Le procès du Temple avait commencé à grand bruit, malgré la désertion du grand-maître. Le 28 mars 1310, les commissaires se firent amener dans le jardin de l’évêché les chevaliers qui déclaraient vouloir défendre l’ordre ; la salle n’eût pu les contenir. Ils étaient cinq cent quarante-six. On leur lut en latin les articles de l’accusation. On voulait ensuite les leur lire en français ; mais ils s’écrièrent que c’était bien assez de les avoir entendues en latin, qu’ils ne se souciaient pas que l’on traduisît de telles turpitudes en langue vulgaire[1]. Comme ils étaient si nombreux, pour éviter le tumulte, on leur dit de déléguer des procureurs, de nommer quelques-uns d’entre eux qui parleraient pour les autres. Ils auraient voulu parler tous, tant ils avaient repris courage. « Nous aurions bien dû aussi, s’écrièrent-ils, n’être torturés que par procureurs[2]. » Ils déléguèrent pourtant deux d’entre eux, un chevalier, frère Raynaud de Pruin, et un prêtre, frère Pierre de Boulogne, procureur de l’ordre près la cour pontificale.
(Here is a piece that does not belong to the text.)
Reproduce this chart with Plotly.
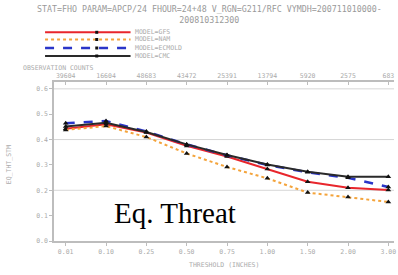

Quelques autres leur furent adjoints.

Les commissaires firent ensuite recueillir, par toutes les maisons de Paris qui servaient de prison aux templiers[3], les dépositions de ceux qui voudraient défendre l’ordre. Ce fut un jour affreux qui pénétra dans les prisons de Philippe-le-Bel. Il en sortit d’étranges voix, les unes fières et rudes ; d’autres pieuses, exaltées ; plusieurs naïvement douloureuses. Un des chevaliers dit seulement : Je ne puis pas plaider à moi seul contre le pape et le roi de France[4]. Quelques-uns remettent pour toute déposition une prière à la sainte Vierge : « Marie, étoile des mers, conduis-nous au port du salut…[5]. » Mais la pièce la plus curieuse est une pro-

  1. Quòd contenti erant de lectura facta in latino, et quòd non curabant quòd tantæ turpitudines quas asserebant omninò esse falsas et non nominandas vulgariter, exponerentur. (Proc. contrà Templ. ms.)
  2. Dicentes quòd non petebatur ab eis, quandò ponebantur in jainis, si procuratores constituere volebant. (Ibid.)
  3. Les uns étaient gardés au Temple, les autres à Saint-Martin-des-Champs, d’autres à l’hôtel du comte de Savoie et dans diverses maisons particulières. (Ibid.)
  4. Respondit quòd nolebat litigare cum dominis papâ et rege Franciæ. (Process. ms., 11 verso.)
  5. Le frère Elie, auteur de cette pièce touchante, finit par prier les notaires de corriger les locutions vicieuses qui peuvent s’être glissées dans son latin. (Process. ms., folio 31-32.) — D’autres écrivent une apologie en langue romane, altérée et fort mêlée de français du nord. (Folio 36-8.)